While Westfield directors have done nothing illegal in agreeing to sell the company’s mining assets which included a 35% stake in an 85,000-oz-per-year Chilean gold mine and a promising zinc property in Manitoba, some shareholders are upset that the nature of the company has been completely altered without their consent. Stripped of its mining interests, Westfield is now a cash-rich holding company, not the growing gold producer in which investors thought they had been investing.
“What they have done is almost unbelievable,” said a Toronto broker who had been buying Westfield shares on clients’ behalf because of the Chilean gold mine.
Before the agreement was signed, Westfield’s most prized asset was the Choquelimpie gold-silver deposit in Chile, which Mike Cahill, a long-time Westfield shareholder, says could produce as much as 130,000 oz gold next year at a maximum cost of $225(US) per share. A joint venture involving Shell Chile (42%) and Citibank N.A. (23%), it hosts 7.7 million tons of open pit reserves grading 0.058 oz gold and 1.75 oz silver per ton. Westfield’s exploration portfolio also included a Manitoba zinc-copper project that is being drilled by Minnova Inc. (TSE).
In addition, Westfield held a 10% stake in Northgate which has been moving rapidly to simplify a complicated array of assets and become an operating mining company.
Because control of Westfield was recently sold by Australian gold producer Whim Creek Consolidated to a Bronfman-controlled Bermuda banking company, minority shareholders have been waiting for a major announcement.
As a result of the sale, Westfield is now a 53% owned subsidiary of American Resource which, like Northgate, is connected to the Bronfman’s vast financial empire.
The American Resource deal prompted a Toronto broker to remark: “We anticipated that Northgate wanted the assets. But we didn’t think they would go about it like this.”
Under the agreement, Westfield has transferred all of its North and South American mining assets to Norwest Holdings which was set up last year to hold the 15% stake previously held by Northgate and Westfield in Whim Creek Consolidated.
In February, Northgate and Westfield’s stake in Whim Creek was sold to Dominion Mining, another Australian gold producer.
In addition, Northgate has also acquired Westfield’s 51% stake in Norwest Holdings for $6 million net of repayment of a $8.5 million owed to Northgate by Westfield. Northgate already held the remaining 49% stake in Norwest before the transaction was completed.
As part of the transaction, Westfield has repaid all its outstanding debts to Northgate and Whim Creek.
While a Westfield spokesman said shareholders can still participate in the transferred assets through the company’s 10% stake in Northgate, at least two Westfield shareholders are examining their options.
They say they are particularly upset that the company’s main asset, the Choquelimpie interest, has been sold at a time when the operation is just starting to fulfill its potential.

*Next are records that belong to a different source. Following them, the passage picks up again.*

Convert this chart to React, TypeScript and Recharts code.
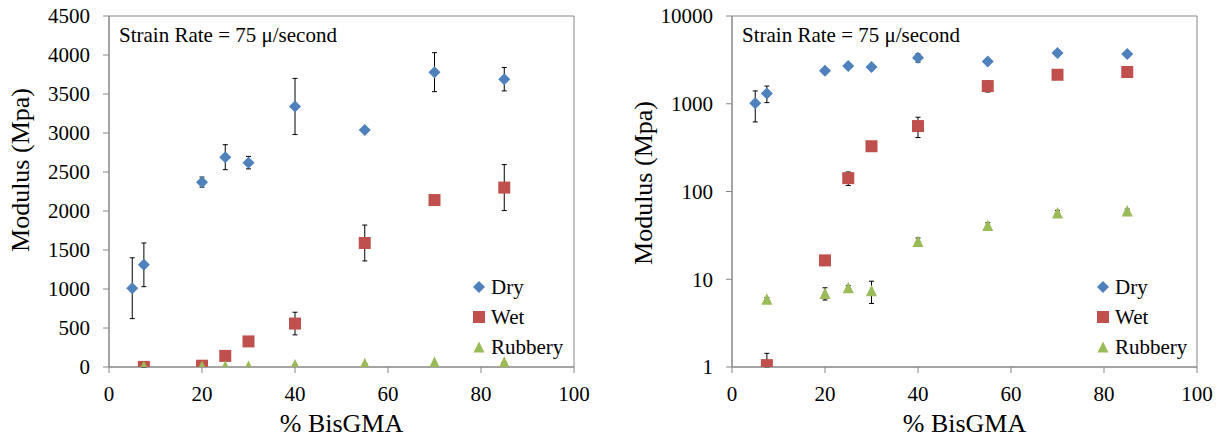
import React from 'react';
import {
  ScatterChart,
  Scatter,
  XAxis,
  YAxis,
  ErrorBar,
  ReferenceArea,
  Legend,
} from 'recharts';

// % BisGMA for each measured formulation
const dryBisGMA = [5, 7.5, 20, 25, 30, 40, 55, 70, 85];
const wetBisGMA = [7.5, 20, 25, 30, 40, 55, 70, 85];
const rubberyBisGMA = [7.5, 20, 25, 30, 40, 55, 70, 85];

// modulus (MPa) and standard deviation
const dryModulus = [1010, 1310, 2370, 2690, 2620, 3340, 3040, 3780, 3690];
const dryError = [390, 280, 65, 160, 80, 360, 20, 250, 150];
const wetModulus = [1.05, 16.4, 142, 328, 557, 1590, 2140, 2300];
const wetError = [0.38, 1.2, 25, 15, 145, 230, 20, 295];
const rubberyModulus = [5.9, 6.9, 8.0, 7.4, 27, 41, 57, 60];
const rubberyError = [0.3, 1.1, 0.5, 2.1, 2.5, 3, 4, 3];

const seriesNames = ['Dry', 'Wet', 'Rubbery'];
const xTicks = [0, 20, 40, 60, 80, 100];
const linearTicks = [0, 500, 1000, 1500, 2000, 2500, 3000, 3500, 4000, 4500];
const logTicks = [1, 10, 100, 1000, 10000];

const FONT = '"Liberation Serif", "Times New Roman", serif';
const AXIS = '#868686';
const BLUE = '#4F81BD';
const RED = '#C0504D';
const GREEN = '#9BBB59';

interface Point {
  x: number;
  y: number;
  err: number | [number, number];
}

const build = (xs: number[], ys: number[], errs: number[], log: boolean): Point[] =>
  xs.map((x, i) => ({
    x,
    y: ys[i],
    // on the log axis keep the lower whisker above the axis floor
    err: log ? [Math.min(errs[i], ys[i] - 1), errs[i]] : errs[i],
  }));

const Diamond = (p: any) => (
  <polygon
    points={`${p.cx},${p.cy - 6} ${p.cx + 6},${p.cy} ${p.cx},${p.cy + 6} ${p.cx - 6},${p.cy}`}
    fill={BLUE}
  />
);
const Square = (p: any) => <rect x={p.cx - 6} y={p.cy - 6} width={12} height={12} fill={RED} />;
const Triangle = (p: any) => (
  <polygon
    points={`${p.cx},${p.cy - 6} ${p.cx + 5.5},${p.cy + 5.5} ${p.cx - 5.5},${p.cy + 5.5}`}
    fill={GREEN}
  />
);
const NoMark = () => <g />;

const legendIcon = (name: string) => {
  if (name === 'Dry') return <polygon points="7,9 13,15 7,21 1,15" fill={BLUE} />;
  if (name === 'Wet') return <rect x={1} y={9} width={12} height={12} fill={RED} />;
  return <polygon points="7,9.5 12.5,20.5 1.5,20.5" fill={GREEN} />;
};

const LegendBox = () => (
  <div style={{ fontFamily: FONT, fontSize: 21, color: '#000' }}>
    {seriesNames.map((name) => (
      <div key={name} style={{ display: 'flex', alignItems: 'center', height: 30 }}>
        <svg width={14} height={30}>{legendIcon(name)}</svg>
        <span style={{ marginLeft: 5, lineHeight: '30px' }}>{name}</span>
      </div>
    ))}
  </div>
);

interface PanelProps {
  log: boolean;
  left: number;
  width: number;
  marginLeft: number;
  marginRight: number;
  titleX: number;
  titleY: number;
  legendLeft: number;
}

const Panel: React.FC<PanelProps> = ({ log, left, width, marginLeft, marginRight, titleX, titleY, legendLeft }) => {
  const dry = build(dryBisGMA, dryModulus, dryError, log);
  const wet = build(wetBisGMA, wetModulus, wetError, log);
  const rubbery = build(rubberyBisGMA, rubberyModulus, rubberyError, log);
  const tickStyle = { fontFamily: FONT, fontSize: 21, fill: '#000' };
  const yMin = log ? 1 : 0;
  const yMax = log ? 10000 : 4500;
  const whisker = <ErrorBar dataKey="err" direction="y" width={2.5} stroke="#000" strokeWidth={1} />;

  return (
    <div style={{ position: 'absolute', left, top: 0, fontFamily: FONT }}>
      <ScatterChart
        width={width}
        height={439}
        margin={{ top: 16, right: marginRight, bottom: 12, left: marginLeft }}
      >
        <XAxis
          type="number"
          dataKey="x"
          domain={[0, 100]}
          ticks={xTicks}
          tick={tickStyle}
          tickSize={6}
          tickMargin={13}
          height={60}
          axisLine={{ stroke: AXIS }}
          tickLine={{ stroke: AXIS }}
          label={{
            content: (p: any) => (
              <text
                x={p.viewBox.x + p.viewBox.width / 2}
                y={432}
                textAnchor="middle"
                fontFamily={FONT}
                fontSize={26}
                fill="#000"
              >
                % BisGMA
              </text>
            ),
          }}
        />
        <YAxis
          type="number"
          dataKey="y"
          scale={log ? 'log' : 'linear'}
          domain={[yMin, yMax]}
          ticks={log ? logTicks : linearTicks}
          allowDataOverflow
          tick={tickStyle}
          tickSize={6}
          tickMargin={13}
          width={70}
          axisLine={{ stroke: AXIS }}
          tickLine={{ stroke: AXIS }}
          label={{
            content: () => (
              <text
                x={titleX}
                y={titleY}
                transform={`rotate(-90 ${titleX} ${titleY})`}
                textAnchor="middle"
                fontFamily={FONT}
                fontSize={26}
                fill="#000"
              >
                Modulus (Mpa)
              </text>
            ),
          }}
        />
        <ReferenceArea
          x1={0}
          x2={100}
          y1={yMin}
          y2={yMax}
          fill="none"
          stroke={AXIS}
          strokeWidth={1}
          label={{
            content: (p: any) => (
              <text x={p.viewBox.x + 10} y={p.viewBox.y + 26} fontFamily={FONT} fontSize={21} fill="#000">
                Strain Rate = 75 μ/second
              </text>
            ),
          }}
        />
        <Legend
          layout="vertical"
          align="center"
          verticalAlign="middle"
          content={<LegendBox />}
          wrapperStyle={{ position: 'absolute', left: legendLeft, top: 272, width: 140, height: 90 }}
        />
        {/* whiskers first so the markers sit on top of them */}
        <Scatter name="Dry error" data={dry} shape={NoMark} legendType="none" isAnimationActive={false}>
          {whisker}
        </Scatter>
        <Scatter name="Wet error" data={wet} shape={NoMark} legendType="none" isAnimationActive={false}>
          {whisker}
        </Scatter>
        <Scatter name="Rubbery error" data={rubbery} shape={NoMark} legendType="none" isAnimationActive={false}>
          {whisker}
        </Scatter>
        <Scatter name="Dry" data={dry} fill={BLUE} shape={Diamond} isAnimationActive={false} />
        <Scatter name="Wet" data={wet} fill={RED} shape={Square} isAnimationActive={false} />
        <Scatter name="Rubbery" data={rubbery} fill={GREEN} shape={Triangle} isAnimationActive={false} />
      </ScatterChart>
    </div>
  );
};

export default function App() {
  return (
    <div style={{ position: 'absolute', left: 0, top: 0, width: 1225, height: 439, background: '#fff' }}>
      <Panel log={false} left={0} width={612} marginLeft={39} marginRight={38} titleX={29} titleY={170} legendLeft={472} />
      <Panel log left={620} width={605} marginLeft={42} marginRight={28} titleX={32} titleY={183} legendLeft={476} />
    </div>
  );
}
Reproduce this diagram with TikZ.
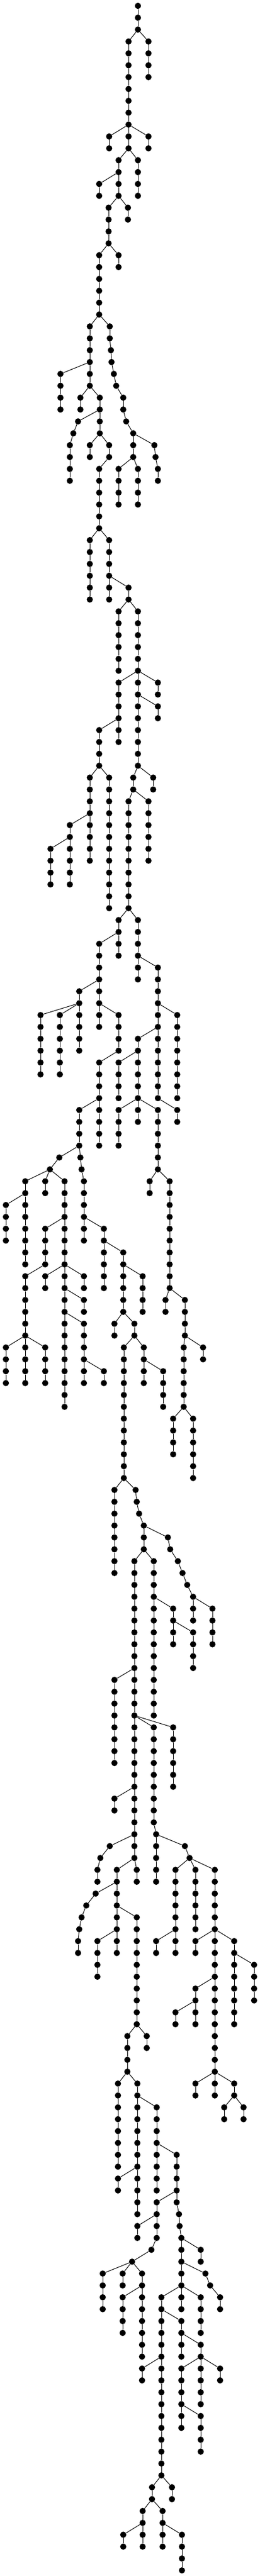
\documentclass[tikz,border=0pt]{standalone}
\usepackage{tikz}
\tikzset{
  dot/.style={circle, fill=black, inner sep=0pt, minimum size=10.6pt},
  link/.style={line width=1pt}
}
\begin{document}
\begin{tikzpicture}[x=1pt, y=-1pt]
  \useasboundingbox (0,0) rectangle (443,4398);
  \foreach \x/\a/\b/\p in {
    235/0/2/0, 219/3/10/235, 253/3/6/235, 186/11/12/219, 219/11/12/219, 253/11/12/219,
    202/13/16/219, 235/13/16/219, 169/15/16/202, 185/17/20/202, 218/17/18/202,
    169/21/26/185, 202/21/22/185, 153/27/32/169, 187/27/28/169, 189/29/29/187,
    190/30/30/189, 103/31/34/153, 194/31/31/190, 198/32/32/194, 137/33/34/153,
    170/33/36/153, 210/33/34/198, 133/35/35/170, 215/35/35/210, 125/36/36/133,
    227/36/38/215, 119/37/40/125, 153/37/38/170, 186/37/38/170, 263/37/37/227,
    265/38/38/263, 169/39/44/186, 202/39/42/227, 235/39/42/227, 269/39/40/265,
    153/45/50/169, 186/45/50/169, 219/49/50/186, 202/51/56/219, 235/51/56/219,
    202/57/62/235, 235/57/64/235, 269/57/58/235, 269/59/60/235, 169/61/64/202,
    153/65/72/169, 186/65/76/169, 227/65/66/235, 261/65/66/235, 219/67/76/227,
    253/67/72/227, 119/69/74/153, 86/71/74/119, 202/77/80/219, 235/77/82/219,
    169/79/86/202, 269/81/92/235, 135/83/88/169, 69/85/90/135, 102/85/90/135,
    202/85/88/169, 302/85/92/269, 235/87/92/269, 169/89/96/202, 202/89/92/235,
    135/93/96/169, 202/93/96/235, 235/93/94/235, 269/93/98/235, 302/93/94/269,
    101/97/97/135, 137/97/97/135, 85/98/98/101, 139/98/98/137, 43/99/106/85,
    77/99/100/85, 110/99/106/85, 143/99/104/139, 255/99/100/269, 289/99/108/269,
    10/101/104/43, 77/103/106/110, 177/103/108/143, 210/105/110/177, 43/107/112/77,
    77/107/108/110, 110/107/118/110, 143/107/108/110, 243/107/110/210, 143/109/110/110,
    282/109/110/289, 315/109/112/289, 143/111/116/110, 195/111/112/210, 229/111/112/210,
    10/113/116/43, 43/113/116/43, 77/113/116/43, 211/113/124/229, 245/113/116/229,
    313/113/118/315, 346/113/114/315, 177/115/116/143, 278/115/118/245, 295/119/122/313,
    329/119/124/313, 195/125/132/211, 231/125/125/211, 233/126/126/231, 237/127/127/233,
    245/128/130/237, 286/129/129/245, 290/130/130/286, 229/131/144/245, 262/131/144/245,
    303/131/131/290, 311/132/132/303, 319/133/133/311, 329/134/136/319, 295/135/138/262,
    362/135/138/329, 329/137/140/295, 195/141/148/229, 229/145/156/229, 262/145/153/229,
    295/145/150/229, 195/151/152/229, 266/154/158/262, 187/155/155/229, 315/155/155/266,
    171/156/156/187, 323/156/156/315, 166/157/158/171, 199/157/164/229, 233/157/158/229,
    299/157/164/323, 333/157/162/323, 366/157/176/323, 163/159/159/199, 147/160/160/163,
    139/161/161/147, 233/161/170/199, 135/162/162/139, 133/163/164/135, 166/163/166/199,
    266/163/164/299, 333/163/164/366, 399/163/170/366, 433/165/168/399, 333/167/170/366,
    299/169/170/333, 217/171/174/233, 250/171/172/233, 201/175/182/217, 234/175/186/217,
    333/175/176/366, 399/175/176/366, 267/177/184/234, 382/177/178/399, 415/177/178/399,
    301/181/185/267, 201/183/184/234, 267/185/188/301, 305/186/186/301, 234/187/188/267,
    306/187/187/305, 309/188/194/306, 258/189/189/267, 342/189/190/309, 225/190/190/258,
    175/191/194/225, 209/191/192/225, 242/191/198/225, 350/191/191/309, 358/192/192/350,
    209/193/196/242, 275/193/208/309, 342/193/196/309, 375/193/194/358, 309/195/198/275,
    342/197/202/309, 242/199/200/275, 309/199/204/342, 375/199/200/342, 342/203/206/309,
    259/209/210/275, 293/209/210/275, 243/211/214/259, 277/211/214/259, 210/213/214/243,
    310/213/216/277}{
    \foreach \r in {\a,...,\b}{
      \pgfmathtruncatemacro{\q}{\r-1}
      \node[dot] (v\r-\x) at (\x, {10+20.27*\r}) {};
      \ifnum\r=\a\relax
        \ifnum\p>0\relax \draw[link] (v\q-\p) -- (v\r-\x);\fi
      \else
        \draw[link] (v\q-\x) -- (v\r-\x);
      \fi
    }
  }
\end{tikzpicture}
\end{document}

“Finally, when your ship comes in you realize that your ship is the Titanic,” said one long-time Westfield shareholder who estimates that his shares are worth only $2 without the mining assets, compared with $7 before the deal was announced. The shares were trading recently at $1.34 in a 52-week range of $1-$2.10.
However, according to Northgate President John Kearney, the deal was approved unanimously by an independent committee of directors, consisting of Westfield directors who are not officially associated with Northgate.
Kearney is one of six Northgate executives who have seats on Westfield’s 13-member board of directors.
“All of the money which Westfield invested in the Chilean mine was borrowed from Northgate and that money was long overdue,” said Kearney.
“Westfield owed $8.5 million to Northgate and $8.6 million to Whim Creek which it had no way of paying back and we had no money available for exploration,” Westfield President Danesh Varma told The Northern Miner.
“Depending on how Northgate performs, we will either increase our stake in Northgate or look at other mining-related investments,” said Varma. “This is an opportunity for us to start again.”